• [RAW DATA]:
/---

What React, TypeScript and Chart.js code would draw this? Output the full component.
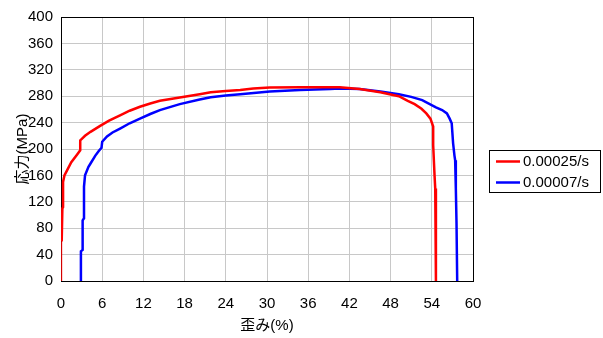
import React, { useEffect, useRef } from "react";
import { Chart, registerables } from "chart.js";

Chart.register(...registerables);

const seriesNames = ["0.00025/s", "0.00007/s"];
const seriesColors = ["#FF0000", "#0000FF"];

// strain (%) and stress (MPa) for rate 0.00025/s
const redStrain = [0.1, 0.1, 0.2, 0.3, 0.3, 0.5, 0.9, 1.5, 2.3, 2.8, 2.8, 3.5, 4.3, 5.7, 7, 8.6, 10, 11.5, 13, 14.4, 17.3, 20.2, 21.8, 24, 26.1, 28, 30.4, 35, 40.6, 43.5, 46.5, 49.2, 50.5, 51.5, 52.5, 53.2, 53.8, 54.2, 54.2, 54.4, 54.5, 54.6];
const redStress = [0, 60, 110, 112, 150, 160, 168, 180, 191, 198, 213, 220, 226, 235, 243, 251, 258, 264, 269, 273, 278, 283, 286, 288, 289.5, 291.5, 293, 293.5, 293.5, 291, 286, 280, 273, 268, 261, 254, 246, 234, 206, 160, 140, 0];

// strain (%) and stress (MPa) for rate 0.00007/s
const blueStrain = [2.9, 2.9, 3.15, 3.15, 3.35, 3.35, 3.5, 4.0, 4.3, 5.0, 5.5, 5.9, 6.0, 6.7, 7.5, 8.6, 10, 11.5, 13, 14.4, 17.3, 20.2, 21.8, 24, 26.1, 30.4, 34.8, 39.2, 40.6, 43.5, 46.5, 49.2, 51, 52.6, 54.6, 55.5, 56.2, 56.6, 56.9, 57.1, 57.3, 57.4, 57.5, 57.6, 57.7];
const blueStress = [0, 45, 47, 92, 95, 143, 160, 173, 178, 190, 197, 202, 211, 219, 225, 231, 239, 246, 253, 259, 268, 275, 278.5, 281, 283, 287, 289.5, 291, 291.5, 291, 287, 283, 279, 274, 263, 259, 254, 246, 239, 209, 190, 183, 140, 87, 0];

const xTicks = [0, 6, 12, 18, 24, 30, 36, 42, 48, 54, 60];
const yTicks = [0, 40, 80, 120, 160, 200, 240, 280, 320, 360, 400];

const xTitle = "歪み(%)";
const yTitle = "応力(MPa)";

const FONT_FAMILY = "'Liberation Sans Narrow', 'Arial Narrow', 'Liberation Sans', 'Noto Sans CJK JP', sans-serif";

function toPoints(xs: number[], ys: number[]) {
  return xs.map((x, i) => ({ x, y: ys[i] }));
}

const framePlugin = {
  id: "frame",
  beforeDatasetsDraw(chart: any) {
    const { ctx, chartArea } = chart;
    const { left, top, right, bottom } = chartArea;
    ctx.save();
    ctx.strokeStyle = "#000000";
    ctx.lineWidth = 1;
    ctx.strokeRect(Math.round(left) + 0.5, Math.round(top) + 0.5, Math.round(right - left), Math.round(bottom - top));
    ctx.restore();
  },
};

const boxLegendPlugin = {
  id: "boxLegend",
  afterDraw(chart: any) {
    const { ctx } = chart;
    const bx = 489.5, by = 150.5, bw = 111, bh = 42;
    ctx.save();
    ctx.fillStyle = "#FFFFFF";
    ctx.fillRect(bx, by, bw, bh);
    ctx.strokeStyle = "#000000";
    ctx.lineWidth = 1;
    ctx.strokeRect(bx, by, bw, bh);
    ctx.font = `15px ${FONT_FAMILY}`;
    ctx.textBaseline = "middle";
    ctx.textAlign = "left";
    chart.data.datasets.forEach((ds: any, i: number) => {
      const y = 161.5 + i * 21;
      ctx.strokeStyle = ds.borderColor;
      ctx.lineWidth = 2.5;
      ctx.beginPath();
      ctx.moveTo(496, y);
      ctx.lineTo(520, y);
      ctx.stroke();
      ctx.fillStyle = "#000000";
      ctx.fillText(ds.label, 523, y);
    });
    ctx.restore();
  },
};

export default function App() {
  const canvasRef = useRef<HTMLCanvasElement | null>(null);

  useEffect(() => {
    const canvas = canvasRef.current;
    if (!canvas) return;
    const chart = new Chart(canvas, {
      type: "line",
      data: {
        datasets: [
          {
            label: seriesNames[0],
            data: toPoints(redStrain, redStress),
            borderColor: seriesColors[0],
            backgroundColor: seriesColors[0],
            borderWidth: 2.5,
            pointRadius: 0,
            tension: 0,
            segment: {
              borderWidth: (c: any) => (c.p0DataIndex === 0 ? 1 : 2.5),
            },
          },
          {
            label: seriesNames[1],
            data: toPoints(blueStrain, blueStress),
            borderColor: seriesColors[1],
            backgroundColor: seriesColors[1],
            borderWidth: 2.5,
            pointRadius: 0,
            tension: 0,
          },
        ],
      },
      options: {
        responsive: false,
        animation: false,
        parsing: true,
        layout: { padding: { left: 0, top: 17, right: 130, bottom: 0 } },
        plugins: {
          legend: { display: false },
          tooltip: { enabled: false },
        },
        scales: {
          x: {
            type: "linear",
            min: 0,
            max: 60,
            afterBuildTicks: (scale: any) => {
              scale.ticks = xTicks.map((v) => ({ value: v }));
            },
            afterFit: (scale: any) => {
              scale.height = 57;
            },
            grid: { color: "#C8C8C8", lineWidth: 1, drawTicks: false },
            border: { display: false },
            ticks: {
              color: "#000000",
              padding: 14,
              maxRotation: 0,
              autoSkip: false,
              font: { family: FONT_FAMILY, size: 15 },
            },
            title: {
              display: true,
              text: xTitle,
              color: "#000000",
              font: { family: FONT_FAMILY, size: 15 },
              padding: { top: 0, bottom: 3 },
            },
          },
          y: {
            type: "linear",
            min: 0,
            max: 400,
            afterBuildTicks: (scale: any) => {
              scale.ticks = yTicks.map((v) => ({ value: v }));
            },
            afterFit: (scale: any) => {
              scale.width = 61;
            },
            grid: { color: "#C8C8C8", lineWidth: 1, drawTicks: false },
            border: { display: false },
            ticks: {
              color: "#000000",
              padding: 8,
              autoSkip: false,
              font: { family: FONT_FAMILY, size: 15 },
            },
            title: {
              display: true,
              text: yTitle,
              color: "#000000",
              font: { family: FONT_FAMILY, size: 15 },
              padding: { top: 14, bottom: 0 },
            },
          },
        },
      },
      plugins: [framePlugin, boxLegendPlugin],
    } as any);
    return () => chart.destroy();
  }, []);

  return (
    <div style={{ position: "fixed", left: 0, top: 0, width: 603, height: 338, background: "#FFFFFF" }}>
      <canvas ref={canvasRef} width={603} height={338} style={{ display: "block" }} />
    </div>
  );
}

\---

Write out each line of the data exactly; the images should be left out.

What React, TypeScript and Chart.js code would draw this? Output the full component.
import React, { useEffect, useRef } from "react";
import { Chart, registerables } from "chart.js";

Chart.register(...registerables);

const seriesNames = ["0.00025/s", "0.00007/s"];
const seriesColors = ["#FF0000", "#0000FF"];

// strain (%) and stress (MPa) for rate 0.00025/s
const redStrain = [0.1, 0.1, 0.2, 0.3, 0.3, 0.5, 0.9, 1.5, 2.3, 2.8, 2.8, 3.5, 4.3, 5.7, 7, 8.6, 10, 11.5, 13, 14.4, 17.3, 20.2, 21.8, 24, 26.1, 28, 30.4, 35, 40.6, 43.5, 46.5, 49.2, 50.5, 51.5, 52.5, 53.2, 53.8, 54.2, 54.2, 54.4, 54.5, 54.6];
const redStress = [0, 60, 110, 112, 150, 160, 168, 180, 191, 198, 213, 220, 226, 235, 243, 251, 258, 264, 269, 273, 278, 283, 286, 288, 289.5, 291.5, 293, 293.5, 293.5, 291, 286, 280, 273, 268, 261, 254, 246, 234, 206, 160, 140, 0];

// strain (%) and stress (MPa) for rate 0.00007/s
const blueStrain = [2.9, 2.9, 3.15, 3.15, 3.35, 3.35, 3.5, 4.0, 4.3, 5.0, 5.5, 5.9, 6.0, 6.7, 7.5, 8.6, 10, 11.5, 13, 14.4, 17.3, 20.2, 21.8, 24, 26.1, 30.4, 34.8, 39.2, 40.6, 43.5, 46.5, 49.2, 51, 52.6, 54.6, 55.5, 56.2, 56.6, 56.9, 57.1, 57.3, 57.4, 57.5, 57.6, 57.7];
const blueStress = [0, 45, 47, 92, 95, 143, 160, 173, 178, 190, 197, 202, 211, 219, 225, 231, 239, 246, 253, 259, 268, 275, 278.5, 281, 283, 287, 289.5, 291, 291.5, 291, 287, 283, 279, 274, 263, 259, 254, 246, 239, 209, 190, 183, 140, 87, 0];

const xTicks = [0, 6, 12, 18, 24, 30, 36, 42, 48, 54, 60];
const yTicks = [0, 40, 80, 120, 160, 200, 240, 280, 320, 360, 400];

const xTitle = "歪み(%)";
const yTitle = "応力(MPa)";

const FONT_FAMILY = "'Liberation Sans Narrow', 'Arial Narrow', 'Liberation Sans', 'Noto Sans CJK JP', sans-serif";

function toPoints(xs: number[], ys: number[]) {
  return xs.map((x, i) => ({ x, y: ys[i] }));
}

const framePlugin = {
  id: "frame",
  beforeDatasetsDraw(chart: any) {
    const { ctx, chartArea } = chart;
    const { left, top, right, bottom } = chartArea;
    ctx.save();
    ctx.strokeStyle = "#000000";
    ctx.lineWidth = 1;
    ctx.strokeRect(Math.round(left) + 0.5, Math.round(top) + 0.5, Math.round(right - left), Math.round(bottom - top));
    ctx.restore();
  },
};

const boxLegendPlugin = {
  id: "boxLegend",
  afterDraw(chart: any) {
    const { ctx } = chart;
    const bx = 489.5, by = 150.5, bw = 111, bh = 42;
    ctx.save();
    ctx.fillStyle = "#FFFFFF";
    ctx.fillRect(bx, by, bw, bh);
    ctx.strokeStyle = "#000000";
    ctx.lineWidth = 1;
    ctx.strokeRect(bx, by, bw, bh);
    ctx.font = `15px ${FONT_FAMILY}`;
    ctx.textBaseline = "middle";
    ctx.textAlign = "left";
    chart.data.datasets.forEach((ds: any, i: number) => {
      const y = 161.5 + i * 21;
      ctx.strokeStyle = ds.borderColor;
      ctx.lineWidth = 2.5;
      ctx.beginPath();
      ctx.moveTo(496, y);
      ctx.lineTo(520, y);
      ctx.stroke();
      ctx.fillStyle = "#000000";
      ctx.fillText(ds.label, 523, y);
    });
    ctx.restore();
  },
};

export default function App() {
  const canvasRef = useRef<HTMLCanvasElement | null>(null);

  useEffect(() => {
    const canvas = canvasRef.current;
    if (!canvas) return;
    const chart = new Chart(canvas, {
      type: "line",
      data: {
        datasets: [
          {
            label: seriesNames[0],
            data: toPoints(redStrain, redStress),
            borderColor: seriesColors[0],
            backgroundColor: seriesColors[0],
            borderWidth: 2.5,
            pointRadius: 0,
            tension: 0,
            segment: {
              borderWidth: (c: any) => (c.p0DataIndex === 0 ? 1 : 2.5),
            },
          },
          {
            label: seriesNames[1],
            data: toPoints(blueStrain, blueStress),
            borderColor: seriesColors[1],
            backgroundColor: seriesColors[1],
            borderWidth: 2.5,
            pointRadius: 0,
            tension: 0,
          },
        ],
      },
      options: {
        responsive: false,
        animation: false,
        parsing: true,
        layout: { padding: { left: 0, top: 17, right: 130, bottom: 0 } },
        plugins: {
          legend: { display: false },
          tooltip: { enabled: false },
        },
        scales: {
          x: {
            type: "linear",
            min: 0,
            max: 60,
            afterBuildTicks: (scale: any) => {
              scale.ticks = xTicks.map((v) => ({ value: v }));
            },
            afterFit: (scale: any) => {
              scale.height = 57;
            },
            grid: { color: "#C8C8C8", lineWidth: 1, drawTicks: false },
            border: { display: false },
            ticks: {
              color: "#000000",
              padding: 14,
              maxRotation: 0,
              autoSkip: false,
              font: { family: FONT_FAMILY, size: 15 },
            },
            title: {
              display: true,
              text: xTitle,
              color: "#000000",
              font: { family: FONT_FAMILY, size: 15 },
              padding: { top: 0, bottom: 3 },
            },
          },
          y: {
            type: "linear",
            min: 0,
            max: 400,
            afterBuildTicks: (scale: any) => {
              scale.ticks = yTicks.map((v) => ({ value: v }));
            },
            afterFit: (scale: any) => {
              scale.width = 61;
            },
            grid: { color: "#C8C8C8", lineWidth: 1, drawTicks: false },
            border: { display: false },
            ticks: {
              color: "#000000",
              padding: 8,
              autoSkip: false,
              font: { family: FONT_FAMILY, size: 15 },
            },
            title: {
              display: true,
              text: yTitle,
              color: "#000000",
              font: { family: FONT_FAMILY, size: 15 },
              padding: { top: 14, bottom: 0 },
            },
          },
        },
      },
      plugins: [framePlugin, boxLegendPlugin],
    } as any);
    return () => chart.destroy();
  }, []);

  return (
    <div style={{ position: "fixed", left: 0, top: 0, width: 603, height: 338, background: "#FFFFFF" }}>
      <canvas ref={canvasRef} width={603} height={338} style={{ display: "block" }} />
    </div>
  );
}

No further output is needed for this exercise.